WORK TO BE COMPLETED ->
Set down each line of the data below exactly as it stands, dropping the pictures.

INFORMATION PROVIDED ->
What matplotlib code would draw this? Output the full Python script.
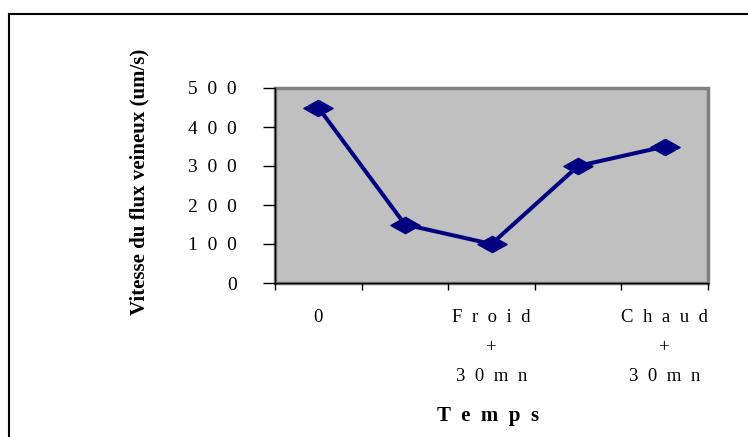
import matplotlib.pyplot as plt
from matplotlib.path import Path
from matplotlib.patches import Rectangle

# Mean venous flow speed at each measurement time
categories = ["0", "", "Froid\n+\n30mn", "", "Chaud\n+\n30mn"]
speeds = [450, 150, 100, 300, 350]
y_ticks = [0, 100, 200, 300, 400, 500]


def spaced(text, gap="  "):
    # wide letter spacing, line by line
    return "\n".join(gap.join(line) for line in text.split("\n"))


plt.rcParams["font.family"] = ["Liberation Serif", "DejaVu Serif"]

fig = plt.figure(figsize=(7.48, 4.37), dpi=100)

# outer chart frame (right and bottom edges fall outside the image)
fig.patches.append(Rectangle((9 / 748, -0.1), 1.2, 1 - 14 / 437 + 0.1,
                             transform=fig.transFigure, fill=False,
                             edgecolor="black", linewidth=1.5))

ax = fig.add_axes([275 / 748, (437 - 283) / 437, 433 / 748, 195 / 437])
ax.set_facecolor("#C0C0C0")

# flattened diamond marker
diamond = Path([(-1, 0), (0, 0.56), (1, 0), (0, -0.56), (-1, 0)],
               [Path.MOVETO, Path.LINETO, Path.LINETO, Path.LINETO, Path.CLOSEPOLY])

x = range(len(speeds))
ax.plot(x, speeds, color="#000080", linewidth=2.9, marker=diamond,
        markersize=21, markerfacecolor="#000080", markeredgecolor="#000080",
        clip_on=False, zorder=5)

ax.set_xlim(-0.5, len(speeds) - 0.5)
ax.set_ylim(0, 500)

# gray plot-area border
ax.add_patch(Rectangle((0, 0), 1, 1, transform=ax.transAxes, fill=False,
                       edgecolor="#808080", linewidth=2.5, clip_on=False, zorder=1))
for side in ["top", "right"]:
    ax.spines[side].set_visible(False)
for side in ["left", "bottom"]:
    ax.spines[side].set_color("black")
    ax.spines[side].set_linewidth(1.0)
    ax.spines[side].set_zorder(3)

ax.set_yticks(y_ticks)
ax.set_yticklabels([spaced(str(v)) for v in y_ticks], fontsize=14)
ax.tick_params(axis="y", direction="out", length=8.6, width=1, pad=19)

# category boundaries carry the ticks, labels sit at the centres
ax.set_xticks([i - 0.5 for i in range(len(speeds) + 1)])
ax.set_xticklabels([])
ax.tick_params(axis="x", which="major", direction="out", length=5, width=1)
ax.set_xticks(list(x), minor=True)
ax.set_xticklabels([spaced(c) for c in categories], minor=True, fontsize=13.5,
                   linespacing=1.95)
ax.tick_params(axis="x", which="minor", length=0, pad=19)

ax.set_ylabel("Vitesse du flux veineux (um/s)", fontsize=15, fontweight="bold")
ax.yaxis.set_label_coords(-0.29, 0.518)
ax.set_xlabel(spaced("Temps"), fontsize=15, fontweight="bold")
ax.xaxis.set_label_coords(0.492, -0.63)

fig.savefig("out.png", dpi=100)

OUTPUT FOR THIS TASK ->
What matplotlib code would draw this? Output the full Python script.
import matplotlib.pyplot as plt
from matplotlib.path import Path
from matplotlib.patches import Rectangle

# Mean venous flow speed at each measurement time
categories = ["0", "", "Froid\n+\n30mn", "", "Chaud\n+\n30mn"]
speeds = [450, 150, 100, 300, 350]
y_ticks = [0, 100, 200, 300, 400, 500]


def spaced(text, gap="  "):
    # wide letter spacing, line by line
    return "\n".join(gap.join(line) for line in text.split("\n"))


plt.rcParams["font.family"] = ["Liberation Serif", "DejaVu Serif"]

fig = plt.figure(figsize=(7.48, 4.37), dpi=100)

# outer chart frame (right and bottom edges fall outside the image)
fig.patches.append(Rectangle((9 / 748, -0.1), 1.2, 1 - 14 / 437 + 0.1,
                             transform=fig.transFigure, fill=False,
                             edgecolor="black", linewidth=1.5))

ax = fig.add_axes([275 / 748, (437 - 283) / 437, 433 / 748, 195 / 437])
ax.set_facecolor("#C0C0C0")

# flattened diamond marker
diamond = Path([(-1, 0), (0, 0.56), (1, 0), (0, -0.56), (-1, 0)],
               [Path.MOVETO, Path.LINETO, Path.LINETO, Path.LINETO, Path.CLOSEPOLY])

x = range(len(speeds))
ax.plot(x, speeds, color="#000080", linewidth=2.9, marker=diamond,
        markersize=21, markerfacecolor="#000080", markeredgecolor="#000080",
        clip_on=False, zorder=5)

ax.set_xlim(-0.5, len(speeds) - 0.5)
ax.set_ylim(0, 500)

# gray plot-area border
ax.add_patch(Rectangle((0, 0), 1, 1, transform=ax.transAxes, fill=False,
                       edgecolor="#808080", linewidth=2.5, clip_on=False, zorder=1))
for side in ["top", "right"]:
    ax.spines[side].set_visible(False)
for side in ["left", "bottom"]:
    ax.spines[side].set_color("black")
    ax.spines[side].set_linewidth(1.0)
    ax.spines[side].set_zorder(3)

ax.set_yticks(y_ticks)
ax.set_yticklabels([spaced(str(v)) for v in y_ticks], fontsize=14)
ax.tick_params(axis="y", direction="out", length=8.6, width=1, pad=19)

# category boundaries carry the ticks, labels sit at the centres
ax.set_xticks([i - 0.5 for i in range(len(speeds) + 1)])
ax.set_xticklabels([])
ax.tick_params(axis="x", which="major", direction="out", length=5, width=1)
ax.set_xticks(list(x), minor=True)
ax.set_xticklabels([spaced(c) for c in categories], minor=True, fontsize=13.5,
                   linespacing=1.95)
ax.tick_params(axis="x", which="minor", length=0, pad=19)

ax.set_ylabel("Vitesse du flux veineux (um/s)", fontsize=15, fontweight="bold")
ax.yaxis.set_label_coords(-0.29, 0.518)
ax.set_xlabel(spaced("Temps"), fontsize=15, fontweight="bold")
ax.xaxis.set_label_coords(0.492, -0.63)

fig.savefig("out.png", dpi=100)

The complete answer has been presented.